There were none of the graphic images of aborted fetuses that unsettle so many people, nor was the word abortion even mentioned. As flags go, it could hardly have been more humdrum. But, oh my, it caused a flap.
It was raised at Ottawa City Hall at sunrise on May 11 to mark the 20th annual March for Life. Barely had the cock crowed before social media erupted into fits of outrage aimed at local politicians for giving even this modest nod to a pro-life event. By mid-day, the flag was gone and the mayor was sheepishly promising to review the city’s flag policy.

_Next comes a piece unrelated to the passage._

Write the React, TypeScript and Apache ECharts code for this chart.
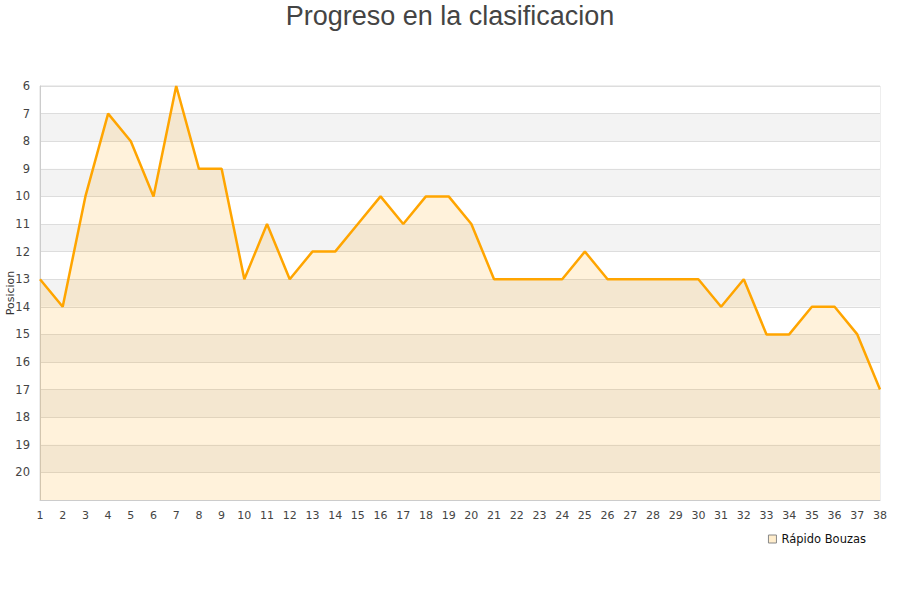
import React, { useEffect, useRef } from "react";
import * as echarts from "echarts";

const rounds = Array.from({ length: 38 }, (_, i) => String(i + 1));
const positions = [13, 14, 10, 7, 8, 10, 6, 9, 9, 13, 11, 13, 12, 12, 11, 10, 11, 10, 10, 11, 13, 13, 13, 13, 12, 13, 13, 13, 13, 13, 14, 13, 15, 15, 14, 14, 15, 17];
const teamName = "Rápido Bouzas";
const titleText = "Progreso en la clasificacion";
const yName = "Posicion";

export default function App() {
  const ref = useRef<HTMLDivElement>(null);
  useEffect(() => {
    const chart = echarts.init(ref.current!, null, { renderer: "svg" });
    chart.setOption({
      animation: false,
      backgroundColor: "#fff",
      title: {
        text: titleText,
        left: "center",
        top: -3,
        textStyle: { fontFamily: "Liberation Sans, Arial", fontSize: 27, fontWeight: "normal", color: "#444" },
      },
      legend: {
        data: [{ name: teamName, icon: "rect", itemStyle: { color: "#ffedcc", borderColor: "#888", borderWidth: 1 } }],
        right: 29,
        top: 528,
        itemWidth: 8,
        itemHeight: 8,
        itemGap: 10,
        textStyle: { fontFamily: "DejaVu Sans", fontSize: 11.5, color: "#111" },
      },
      graphic: [
        {
          type: "text",
          x: 10,
          y: 293,
          rotation: Math.PI / 2,
          style: {
            text: yName,
            fontFamily: "DejaVu Sans",
            fontSize: 11,
            fill: "#333",
            align: "center",
            verticalAlign: "middle",
          },
        },
      ],
      grid: {
        left: 40, right: 20, top: 86, bottom: 100,
        containLabel: false, outerBoundsMode: "none",
        show: true, borderColor: "#ddd", borderWidth: 1,
      },
      xAxis: {
        type: "category",
        data: rounds,
        boundaryGap: false,
        axisLine: { lineStyle: { color: "#ccc" } },
        axisTick: { show: false },
        axisLabel: { color: "#444", fontFamily: "DejaVu Sans", fontSize: 11, margin: 10, interval: 0 },
      },
      yAxis: {
        type: "value",
        inverse: true,
        min: 6,
        max: 21,
        interval: 1,
        axisLine: { show: true, lineStyle: { color: "#ccc" } },
        axisTick: { show: false },
        axisLabel: {
          color: "#444",
          fontFamily: "DejaVu Sans",
          fontSize: 11.5,
          margin: 10,
          formatter: (v: number) => (v === 21 ? "" : String(v)),
        },
        splitLine: { show: true, lineStyle: { color: "#ddd" } },
        splitArea: { show: true, areaStyle: { color: ["#ffffff", "#f3f3f3"] } },
      },
      series: [
        {
          name: teamName,
          type: "line",
          data: positions,
          symbol: "none",
          lineStyle: { color: "#ffa500", width: 2.5 },
          itemStyle: { color: "#ffedcc", borderColor: "#888" },
          areaStyle: { color: "rgba(255,165,0,0.2)", origin: "end" },
        },
      ],
    });
    return () => chart.dispose();
  }, []);
  return <div ref={ref} style={{ width: 900, height: 600, position: "absolute", left: 0, top: 0 }} />;
}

The flag may have been drab but the anger it stirred symbolized something quite striking. It illustrated yet again just how loud, persistent and influential the pro-abortion lobby can be. And how quickly it can mobilize on Twitter and such to make politicians tremble. And how swiftly and totally those politicians will cave in to the clamour. And how apathetic much of society has become to the life debate.

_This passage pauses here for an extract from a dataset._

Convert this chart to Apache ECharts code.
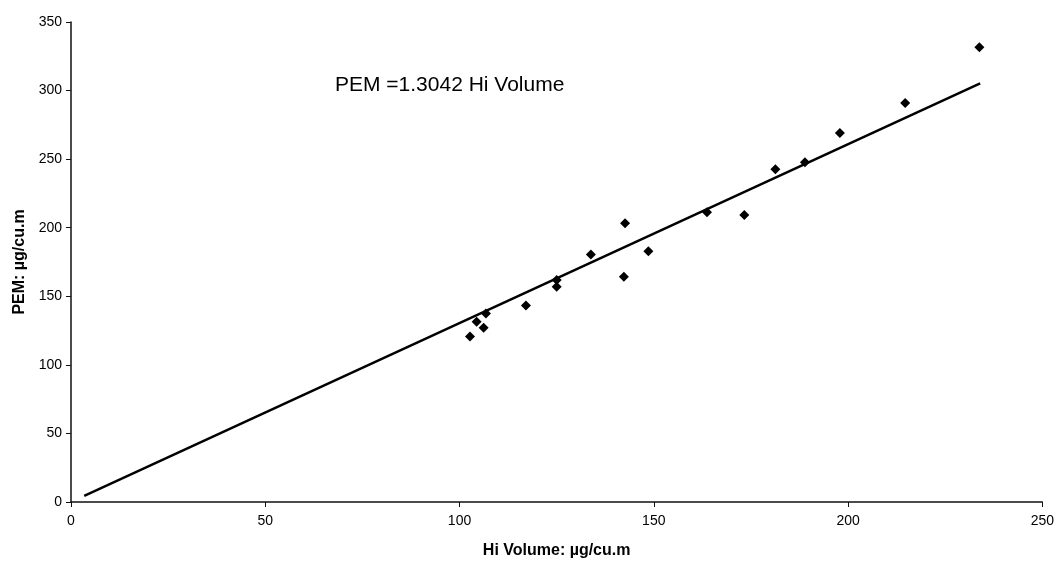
<!DOCTYPE html>
<html>
<head>
<meta charset="utf-8">
<title>PEM vs Hi Volume</title>
<script src="https://cdn.jsdelivr.net/npm/echarts@6/dist/echarts.min.js"></script>
<style>
  html, body { margin: 0; padding: 0; background: #fff; }
  #chart { width: 1057px; height: 569px; }
</style>
</head>
<body>
<div id="chart"></div>
<script>
const hiVolume = [102.7, 104.4, 106.2, 106.8, 117.1, 125.0, 125.0, 133.8, 142.3, 142.6, 148.6, 163.7, 173.3, 181.3, 188.9, 197.9, 214.7, 233.8];
const pem = [120.6, 131.4, 127.1, 137.4, 143.2, 161.8, 157.0, 180.5, 164.2, 203.3, 182.8, 211.3, 209.2, 242.6, 247.7, 269.0, 291.0, 331.6];

// fitted line ends (PEM = 1.3042 Hi Volume)
const fitX = [3.4, 234.0];
const fitY = [4.4, 305.2];

const xTicks = [0, 50, 100, 150, 200, 250];
const yTicks = [0, 50, 100, 150, 200, 250, 300, 350];

const chart = echarts.init(document.getElementById("chart"), null, { renderer: "canvas" });

const axisFont = { fontFamily: "Liberation Sans, Arial, sans-serif", fontSize: 14, color: "#000" };
const nameFont = { fontFamily: "Liberation Sans, Arial, sans-serif", fontSize: 16, fontWeight: "bold", color: "#000" };

const option = {
  backgroundColor: "#fff",
  animation: false,
  grid: { left: 71, right: 14, top: 22, bottom: 67 },
  xAxis: {
    type: "value",
    min: xTicks[0],
    max: xTicks[xTicks.length - 1],
    interval: 50,
    name: "Hi Volume: µg/cu.m",
    nameLocation: "middle",
    nameGap: 41,
    nameTextStyle: nameFont,
    axisLine: { lineStyle: { color: "#111", width: 1.5 } },
    axisTick: { show: true, inside: false, length: 5, lineStyle: { color: "#111" } },
    axisLabel: { ...axisFont, margin: 12 },
    splitLine: { show: false }
  },
  yAxis: {
    type: "value",
    min: yTicks[0],
    max: yTicks[yTicks.length - 1],
    interval: 50,
    name: "PEM: µg/cu.m",
    nameLocation: "middle",
    nameGap: 42,
    nameTextStyle: nameFont,
    axisLine: { show: true, lineStyle: { color: "#111", width: 1.5 } },
    axisTick: { show: true, inside: false, length: 5, lineStyle: { color: "#111" } },
    axisLabel: { ...axisFont, margin: 9 },
    splitLine: { show: false }
  },
  graphic: [
    {
      type: "text",
      left: 335,
      top: 75,
      style: {
        text: "PEM =1.3042 Hi Volume",
        font: "21px 'Liberation Sans', Arial, sans-serif",
        fill: "#000"
      }
    }
  ],
  series: [
    {
      name: "Fit",
      type: "line",
      data: fitX.map((x, i) => [x, fitY[i]]),
      showSymbol: false,
      lineStyle: { color: "#000", width: 2.5 },
      z: 2
    },
    {
      name: "PEM",
      type: "scatter",
      data: hiVolume.map((x, i) => [x, pem[i]]),
      symbol: "diamond",
      symbolSize: 10,
      itemStyle: { color: "#000", opacity: 1 },
      z: 3
    }
  ]
};

chart.setOption(option);
</script>
</body>
</html>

It’s all quite sad. For two decades, Campaign Life Coalition has worked incredibly hard to organize the annual March in Ottawa to ensure life issues remain prominent in the minds of lawmakers, church leaders and ordinary citizens. The March itself, Ottawa’s longest running annual demonstration, has succeeded in rallying an annual cry for social justice. Campaign Life deserves much credit — and gratitude — for that. Yet the victories emanating from the March have been small compared to the many setbacks inflicted by judges and politicians.
In the past two years alone, we’ve endured the following: a Prime Minister declare the Liberal Party has no room for candidates who believe life in the womb deserves protection; a pro-euthanasia Supreme Court ruling that triggered new laws to make it legal for doctors to fatally inject certain patients; a Health Canada approval of the abortion pill to facilitate at-home pregnancy termination; a new government policy backed by hundreds of millions of dollars to fund overseas abortions; and, most recently, a Liberal directive to expel pro-life organizations from a supposedly non-partisan government program that creates summer jobs for students.
But if there is a silver lining it is that the crowd of 15,000 on Parliament Hill was largely under 30. Those young people are the future.
Citing St. Pope John Paul II, Cardinal Thomas Collins told them not to expect to reach all their goals right away. He urged them to keep trying to “get something” in a long march to achieving everything. Use hands, hearts and heads to defend the sanctity of life, he urged.
In other words, keep flying the flag.